# Task input
== == ==
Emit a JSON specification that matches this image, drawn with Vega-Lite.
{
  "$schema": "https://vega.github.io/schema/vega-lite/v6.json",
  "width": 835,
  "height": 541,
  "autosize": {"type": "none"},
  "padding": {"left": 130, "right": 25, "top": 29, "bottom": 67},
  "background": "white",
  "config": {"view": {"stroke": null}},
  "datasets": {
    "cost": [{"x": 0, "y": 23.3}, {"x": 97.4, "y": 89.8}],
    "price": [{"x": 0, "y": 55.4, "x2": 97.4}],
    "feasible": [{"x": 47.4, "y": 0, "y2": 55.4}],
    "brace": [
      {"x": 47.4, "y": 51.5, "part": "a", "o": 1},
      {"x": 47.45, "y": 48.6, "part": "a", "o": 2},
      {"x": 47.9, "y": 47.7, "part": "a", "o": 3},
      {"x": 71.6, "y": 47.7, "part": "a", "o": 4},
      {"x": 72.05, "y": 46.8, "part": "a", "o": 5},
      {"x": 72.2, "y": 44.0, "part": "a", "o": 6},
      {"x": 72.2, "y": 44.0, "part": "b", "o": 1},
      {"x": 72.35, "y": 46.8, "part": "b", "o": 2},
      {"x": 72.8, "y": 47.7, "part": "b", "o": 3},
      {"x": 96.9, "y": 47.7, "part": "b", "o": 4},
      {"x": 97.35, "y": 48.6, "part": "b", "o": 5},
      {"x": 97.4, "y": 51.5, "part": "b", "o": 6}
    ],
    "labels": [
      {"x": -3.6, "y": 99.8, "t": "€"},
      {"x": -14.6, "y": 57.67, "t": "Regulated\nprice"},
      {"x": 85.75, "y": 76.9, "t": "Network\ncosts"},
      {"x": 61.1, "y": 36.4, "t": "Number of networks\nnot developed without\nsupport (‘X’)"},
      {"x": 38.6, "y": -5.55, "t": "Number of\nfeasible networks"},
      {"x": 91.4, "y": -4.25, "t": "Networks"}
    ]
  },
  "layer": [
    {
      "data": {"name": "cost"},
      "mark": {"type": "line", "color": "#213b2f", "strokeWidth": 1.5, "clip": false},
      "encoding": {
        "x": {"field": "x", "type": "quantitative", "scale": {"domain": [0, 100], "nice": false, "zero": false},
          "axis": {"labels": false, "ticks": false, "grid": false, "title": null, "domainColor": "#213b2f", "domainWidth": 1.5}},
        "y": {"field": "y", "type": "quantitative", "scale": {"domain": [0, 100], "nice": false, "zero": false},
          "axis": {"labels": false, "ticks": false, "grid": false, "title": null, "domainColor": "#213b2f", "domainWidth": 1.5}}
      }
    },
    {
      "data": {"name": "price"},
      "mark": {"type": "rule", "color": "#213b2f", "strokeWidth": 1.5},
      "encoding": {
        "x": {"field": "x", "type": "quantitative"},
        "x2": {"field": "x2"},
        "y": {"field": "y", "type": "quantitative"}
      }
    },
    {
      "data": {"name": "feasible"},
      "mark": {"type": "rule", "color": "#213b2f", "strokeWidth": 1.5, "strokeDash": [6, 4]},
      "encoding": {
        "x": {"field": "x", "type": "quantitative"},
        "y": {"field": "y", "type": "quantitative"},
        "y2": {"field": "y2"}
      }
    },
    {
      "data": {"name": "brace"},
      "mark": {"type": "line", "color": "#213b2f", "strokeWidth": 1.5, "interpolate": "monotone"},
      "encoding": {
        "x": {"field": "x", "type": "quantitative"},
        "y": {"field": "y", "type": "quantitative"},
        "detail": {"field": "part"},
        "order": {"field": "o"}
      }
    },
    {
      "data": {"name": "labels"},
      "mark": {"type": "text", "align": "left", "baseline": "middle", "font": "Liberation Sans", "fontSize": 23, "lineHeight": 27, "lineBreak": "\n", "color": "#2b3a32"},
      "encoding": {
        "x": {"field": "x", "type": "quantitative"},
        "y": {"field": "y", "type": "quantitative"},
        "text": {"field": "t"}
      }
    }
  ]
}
== == ==
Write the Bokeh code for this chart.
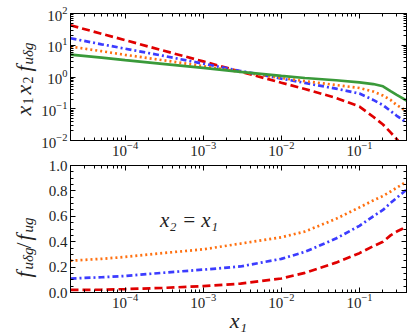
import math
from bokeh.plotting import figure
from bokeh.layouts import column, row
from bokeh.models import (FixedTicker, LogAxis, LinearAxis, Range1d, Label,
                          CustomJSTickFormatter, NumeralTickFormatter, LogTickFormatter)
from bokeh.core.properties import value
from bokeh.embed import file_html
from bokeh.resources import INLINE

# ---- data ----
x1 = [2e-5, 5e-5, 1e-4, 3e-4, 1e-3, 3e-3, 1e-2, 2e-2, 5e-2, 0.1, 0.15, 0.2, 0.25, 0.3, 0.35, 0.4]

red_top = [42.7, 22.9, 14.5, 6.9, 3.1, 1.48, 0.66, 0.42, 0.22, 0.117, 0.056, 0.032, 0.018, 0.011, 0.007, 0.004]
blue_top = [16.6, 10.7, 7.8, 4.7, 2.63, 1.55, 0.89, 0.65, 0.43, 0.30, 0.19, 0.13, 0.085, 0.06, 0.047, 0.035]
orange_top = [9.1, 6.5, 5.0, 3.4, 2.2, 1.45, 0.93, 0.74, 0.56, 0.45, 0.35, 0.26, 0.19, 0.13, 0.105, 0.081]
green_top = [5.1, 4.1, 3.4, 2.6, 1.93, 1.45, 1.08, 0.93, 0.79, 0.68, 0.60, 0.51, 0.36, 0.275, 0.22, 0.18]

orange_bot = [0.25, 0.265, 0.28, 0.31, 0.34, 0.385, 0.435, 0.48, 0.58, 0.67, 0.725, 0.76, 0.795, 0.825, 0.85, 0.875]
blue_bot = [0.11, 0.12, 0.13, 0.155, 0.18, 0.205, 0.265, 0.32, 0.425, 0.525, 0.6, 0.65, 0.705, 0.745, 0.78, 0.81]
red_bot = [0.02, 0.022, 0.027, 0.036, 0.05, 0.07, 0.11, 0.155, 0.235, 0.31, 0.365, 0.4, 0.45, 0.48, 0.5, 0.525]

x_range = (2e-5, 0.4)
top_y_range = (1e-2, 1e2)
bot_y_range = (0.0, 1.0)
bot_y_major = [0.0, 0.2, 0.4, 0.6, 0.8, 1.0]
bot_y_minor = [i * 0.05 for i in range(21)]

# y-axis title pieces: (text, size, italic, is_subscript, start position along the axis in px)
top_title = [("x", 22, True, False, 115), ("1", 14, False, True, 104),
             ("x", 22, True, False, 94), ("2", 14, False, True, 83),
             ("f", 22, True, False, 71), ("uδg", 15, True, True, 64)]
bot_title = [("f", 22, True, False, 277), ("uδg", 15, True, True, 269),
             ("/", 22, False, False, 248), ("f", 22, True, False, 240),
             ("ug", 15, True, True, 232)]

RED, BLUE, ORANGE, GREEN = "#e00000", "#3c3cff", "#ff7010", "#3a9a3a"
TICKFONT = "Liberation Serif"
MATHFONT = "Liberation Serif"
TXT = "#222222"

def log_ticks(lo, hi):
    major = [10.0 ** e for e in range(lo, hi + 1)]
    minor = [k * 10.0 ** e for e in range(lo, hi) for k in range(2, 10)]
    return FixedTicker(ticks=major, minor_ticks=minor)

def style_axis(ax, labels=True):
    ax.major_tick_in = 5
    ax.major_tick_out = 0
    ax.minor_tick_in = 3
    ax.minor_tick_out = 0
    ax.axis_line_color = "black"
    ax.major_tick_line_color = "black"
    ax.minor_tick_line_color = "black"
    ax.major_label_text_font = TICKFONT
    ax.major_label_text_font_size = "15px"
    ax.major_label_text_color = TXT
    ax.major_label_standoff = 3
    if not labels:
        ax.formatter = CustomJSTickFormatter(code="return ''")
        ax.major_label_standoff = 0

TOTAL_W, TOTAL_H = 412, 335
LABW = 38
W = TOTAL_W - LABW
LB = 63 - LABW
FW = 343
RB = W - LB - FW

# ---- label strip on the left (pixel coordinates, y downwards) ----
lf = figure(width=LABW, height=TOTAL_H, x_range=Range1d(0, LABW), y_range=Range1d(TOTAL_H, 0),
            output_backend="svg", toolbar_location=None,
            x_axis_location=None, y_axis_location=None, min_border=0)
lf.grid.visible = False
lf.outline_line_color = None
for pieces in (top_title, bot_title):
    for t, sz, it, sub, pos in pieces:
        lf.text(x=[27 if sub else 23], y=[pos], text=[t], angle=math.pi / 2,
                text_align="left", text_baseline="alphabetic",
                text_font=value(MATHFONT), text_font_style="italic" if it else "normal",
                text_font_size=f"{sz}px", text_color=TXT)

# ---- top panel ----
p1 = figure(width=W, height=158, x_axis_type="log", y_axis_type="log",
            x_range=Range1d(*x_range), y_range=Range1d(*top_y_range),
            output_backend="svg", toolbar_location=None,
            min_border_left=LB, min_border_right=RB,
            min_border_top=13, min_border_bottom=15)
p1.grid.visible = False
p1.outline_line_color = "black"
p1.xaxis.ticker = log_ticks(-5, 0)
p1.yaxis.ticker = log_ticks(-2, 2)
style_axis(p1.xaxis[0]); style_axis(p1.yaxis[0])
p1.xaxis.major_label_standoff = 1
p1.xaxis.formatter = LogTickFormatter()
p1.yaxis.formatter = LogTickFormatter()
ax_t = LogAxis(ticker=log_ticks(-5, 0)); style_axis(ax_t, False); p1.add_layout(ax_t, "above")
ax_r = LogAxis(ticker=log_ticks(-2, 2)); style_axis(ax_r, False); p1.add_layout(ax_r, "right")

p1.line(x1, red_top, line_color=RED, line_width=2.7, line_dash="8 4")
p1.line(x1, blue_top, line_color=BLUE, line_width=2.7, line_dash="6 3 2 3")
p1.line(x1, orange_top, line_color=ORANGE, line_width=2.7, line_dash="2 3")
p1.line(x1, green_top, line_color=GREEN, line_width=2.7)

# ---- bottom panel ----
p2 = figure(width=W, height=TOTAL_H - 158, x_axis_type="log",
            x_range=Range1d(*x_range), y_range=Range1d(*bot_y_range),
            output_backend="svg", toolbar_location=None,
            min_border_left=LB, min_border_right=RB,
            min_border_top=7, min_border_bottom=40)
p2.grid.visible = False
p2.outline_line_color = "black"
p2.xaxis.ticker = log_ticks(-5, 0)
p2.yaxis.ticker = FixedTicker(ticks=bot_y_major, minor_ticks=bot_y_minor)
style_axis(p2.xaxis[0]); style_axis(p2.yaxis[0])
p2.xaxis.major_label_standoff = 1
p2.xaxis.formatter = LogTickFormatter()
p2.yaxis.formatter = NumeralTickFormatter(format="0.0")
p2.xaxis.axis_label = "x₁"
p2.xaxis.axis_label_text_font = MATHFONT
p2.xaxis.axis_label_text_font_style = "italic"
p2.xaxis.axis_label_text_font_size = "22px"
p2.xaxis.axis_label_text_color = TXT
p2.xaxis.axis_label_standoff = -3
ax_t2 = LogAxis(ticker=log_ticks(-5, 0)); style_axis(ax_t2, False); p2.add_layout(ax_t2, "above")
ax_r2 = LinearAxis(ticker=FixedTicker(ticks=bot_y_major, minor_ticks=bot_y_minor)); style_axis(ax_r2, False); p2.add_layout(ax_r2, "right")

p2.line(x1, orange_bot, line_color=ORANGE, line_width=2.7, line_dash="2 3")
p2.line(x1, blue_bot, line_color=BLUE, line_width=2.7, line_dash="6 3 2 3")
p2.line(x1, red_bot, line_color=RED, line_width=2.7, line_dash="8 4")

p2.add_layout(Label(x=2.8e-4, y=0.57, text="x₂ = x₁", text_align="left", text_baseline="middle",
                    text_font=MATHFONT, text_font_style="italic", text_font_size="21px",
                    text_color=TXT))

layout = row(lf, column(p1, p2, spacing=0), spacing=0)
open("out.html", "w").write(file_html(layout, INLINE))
== == ==
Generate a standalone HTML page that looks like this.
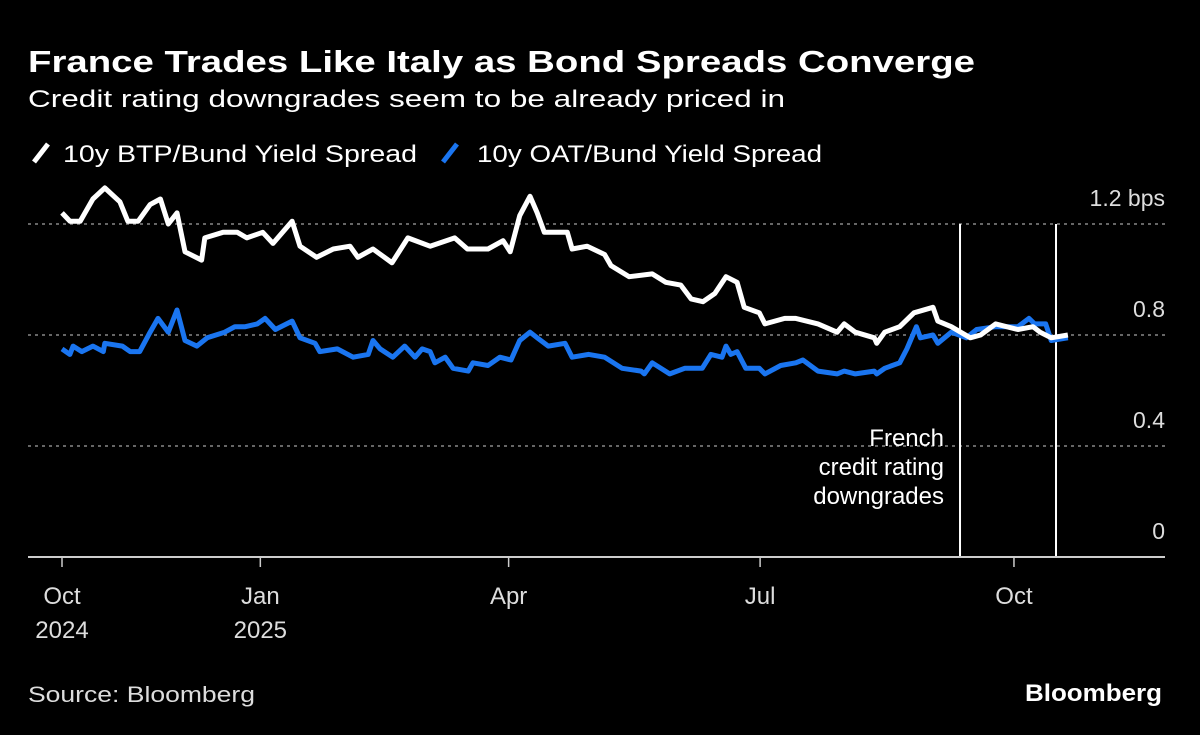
== == ==
# Objective
Copy the part that starts at the line with "Write the Bokeh code for this chart." and finishes at the line with "True, True, 232)]", both included, and nothing more. Pictures are left out.

# Complete answer
Write the Bokeh code for this chart.
import math
from bokeh.plotting import figure
from bokeh.layouts import column, row
from bokeh.models import (FixedTicker, LogAxis, LinearAxis, Range1d, Label,
                          CustomJSTickFormatter, NumeralTickFormatter, LogTickFormatter)
from bokeh.core.properties import value
from bokeh.embed import file_html
from bokeh.resources import INLINE

# ---- data ----
x1 = [2e-5, 5e-5, 1e-4, 3e-4, 1e-3, 3e-3, 1e-2, 2e-2, 5e-2, 0.1, 0.15, 0.2, 0.25, 0.3, 0.35, 0.4]

red_top = [42.7, 22.9, 14.5, 6.9, 3.1, 1.48, 0.66, 0.42, 0.22, 0.117, 0.056, 0.032, 0.018, 0.011, 0.007, 0.004]
blue_top = [16.6, 10.7, 7.8, 4.7, 2.63, 1.55, 0.89, 0.65, 0.43, 0.30, 0.19, 0.13, 0.085, 0.06, 0.047, 0.035]
orange_top = [9.1, 6.5, 5.0, 3.4, 2.2, 1.45, 0.93, 0.74, 0.56, 0.45, 0.35, 0.26, 0.19, 0.13, 0.105, 0.081]
green_top = [5.1, 4.1, 3.4, 2.6, 1.93, 1.45, 1.08, 0.93, 0.79, 0.68, 0.60, 0.51, 0.36, 0.275, 0.22, 0.18]

orange_bot = [0.25, 0.265, 0.28, 0.31, 0.34, 0.385, 0.435, 0.48, 0.58, 0.67, 0.725, 0.76, 0.795, 0.825, 0.85, 0.875]
blue_bot = [0.11, 0.12, 0.13, 0.155, 0.18, 0.205, 0.265, 0.32, 0.425, 0.525, 0.6, 0.65, 0.705, 0.745, 0.78, 0.81]
red_bot = [0.02, 0.022, 0.027, 0.036, 0.05, 0.07, 0.11, 0.155, 0.235, 0.31, 0.365, 0.4, 0.45, 0.48, 0.5, 0.525]

x_range = (2e-5, 0.4)
top_y_range = (1e-2, 1e2)
bot_y_range = (0.0, 1.0)
bot_y_major = [0.0, 0.2, 0.4, 0.6, 0.8, 1.0]
bot_y_minor = [i * 0.05 for i in range(21)]

# y-axis title pieces: (text, size, italic, is_subscript, start position along the axis in px)
top_title = [("x", 22, True, False, 115), ("1", 14, False, True, 104),
             ("x", 22, True, False, 94), ("2", 14, False, True, 83),
             ("f", 22, True, False, 71), ("uδg", 15, True, True, 64)]
bot_title = [("f", 22, True, False, 277), ("uδg", 15, True, True, 269),
             ("/", 22, False, False, 248), ("f", 22, True, False, 240),
             ("ug", 15, True, True, 232)]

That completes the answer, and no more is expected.